Fighting the Taliban: Insurgents Slip From One Pakistan City to Battle in Another
Human rights group warns of 'humanitarian catastrophe' for Swat Valley people.
May 26, 2009— -- ISLAMABAD, Pakistan -- The Pakistani military warned today that the house-to-house combat its troops are fighting in the Swat Valley's capital would not be a decisive battle against the Taliban insurgency in the area, saying militants had slipped out of the city to fight another day.
The army has secured more than 50 percent of Mingora, Maj. Gen. Athar Abbas, the military's chief spokesman, told ABC News, but he said fighters are "withdrawing from the city." "The fighting is not as stiff as it could be. It appears that the last ditch battle will not be there," Abbas said.

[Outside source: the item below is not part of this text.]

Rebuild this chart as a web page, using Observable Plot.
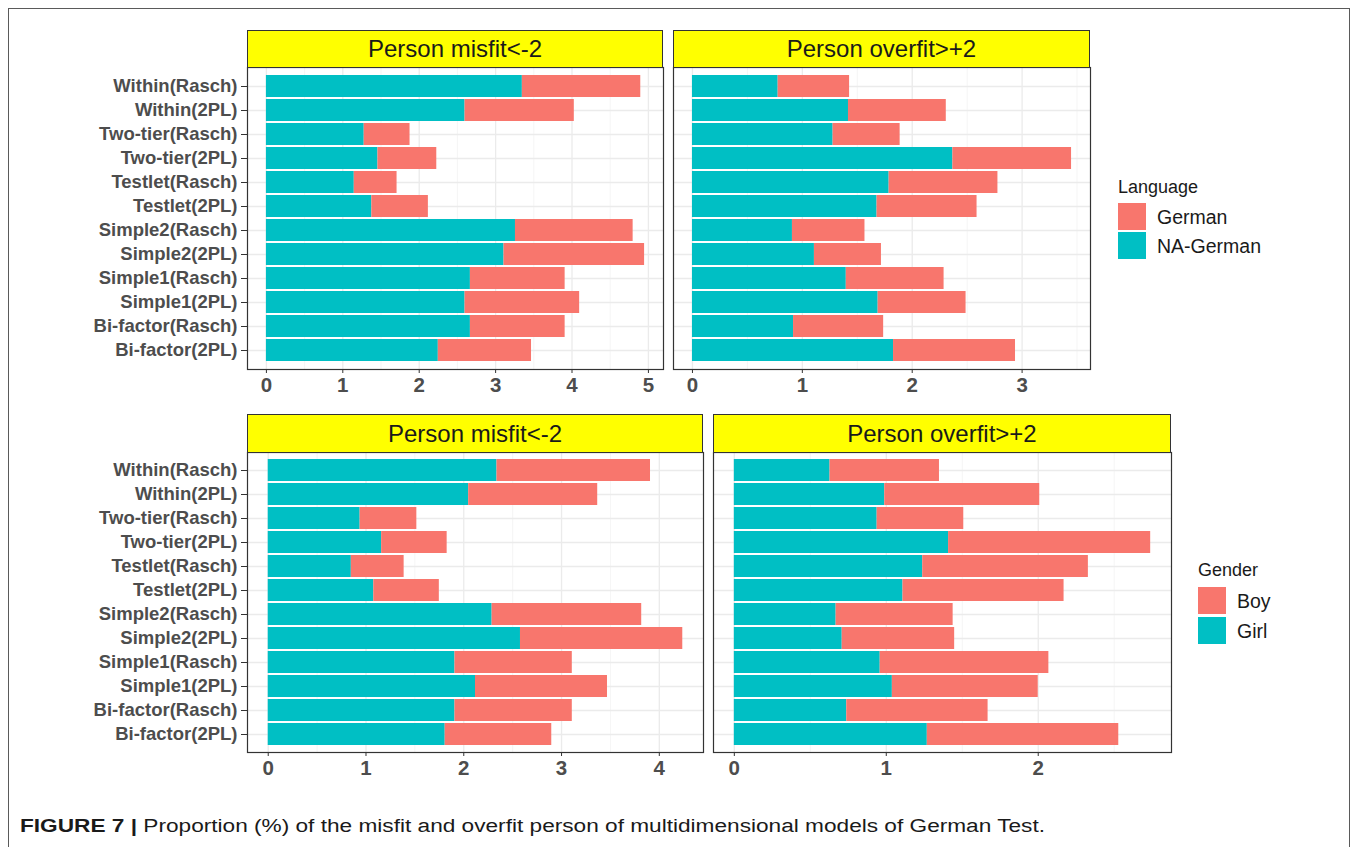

Pakistani officials say the fighting in Swat and across three districts in the volatile northwest is for Pakistan's very "existence." The military has failed to finish this same battle twice before, and there is a widespread sense that if it fails again, and if the administration fails to fill the governance vacuums that helped the Taliban spread, they will never again enjoy the level of popular support that this operation has.
But that support will be tested in the next few weeks and months as more than 2 million internally displaced Pakistanis from the northwest begin to get anxious to return to their homes, aid workers say.
The fighting has created the largest population exodus since Rwanda in 1994, and with the vast majority of the displaced living in friends' or families' homes, aid workers warn that their patience will begin to fade. Many of them are already losing their only source of income: crops, which are supposed to be harvested this month and are rotting as the fighting prevents many people from returning to their farms.
"People are really getting frustrated. The support they're getting is not what they should be getting," says Amjad Jamal, who works with the World Food Program in Islamabad.
Another aid worker, who declined to be identified, said too much of the relief was going to camps and not enough was going to homes where the displaced are often straining already cramped quarters and pinched pocketbooks.
"The villages outside of the camps have received almost zero aid from anyone," the aid worker said. "Some people are saying they're going to throw strikes in the street."
But even those who are losing their patience say they hope the military "eliminates" the Taliban across the northwest, as the prime minister has promised it would. Originally the battle for Mingora, which usually has a population of 500,000, was thought to be a decisive one to defeat Taliban militants that used to leave decapitated bodies in the city's main square.
A resident of Mingora, who managed to use a rare working phone line this morning to speak to his family, said most of the Taliban had holed themselves up in the business district of the city, where bigger buildings with basements provide better cover than homes. He said the fighting there had been intense, especially yesterday, when the military used helicopter gunships to bomb buildings.
He told his family that the mood in the city was tense, and that residents had very little food, no gas, and no way of getting supplies.
"Whatever they already have, they're living on that," he said.
The military was forbidding people from leaving their homes, he said, warning that anyone who is walking on the street would be considered a militant and be shot. The army is worried, he said, that Taliban fighters who had shaved off their beards and cut their long hair could slip out, pretending to be residents fleeing their homes.
Human rights organizations today asked the Pakistani military to find a way to relieve residents' suffering.
"People trapped in the Swat conflict zone face a humanitarian catastrophe unless the Pakistani military immediately lifts a curfew that has been in place continuously for the last week," Brad Adams, the Asia director of the New York-based Human Rights Watch, said in a statement today. "The government cannot allow the local population to remain trapped without food, clean water, and medicine as a tactic to defeat the Taliban."
But today Abbas, the army spokesman, called that proposition "militarily unviable," arguing that the army has all along been trying to convince all local residents to leave, but that the operation could not be stopped at their current stage.
The Mingora resident told his family that most of the homes had been spared and the military seemed to be relying on precision strikes against buildings from which fighters were firing on troops.
Aid agencies say the military has not been so precise in other areas of the Swat Valley.
In its statement today Human Rights Watch accused the military of killing at least 19 civilians in Charbagh, which is about 10 miles north of Mingora. The military strongly denied the story, saying that no forces had even "oriented" toward Charbagh, which is still largely under control of the Taliban. Abbas said any operation in Charbagh would come "at a later stage."
The military's fight is one of its most intense against the Taliban since 9/11. Six soldiers had been killed in last 24 hours, the army said in a statement, bringing the total number of soldiers killed in the current operations to more than 70. The army says about 1,100 Taliban fighters out of approximately 4,000 have been killed. The number is impossible to verify independently.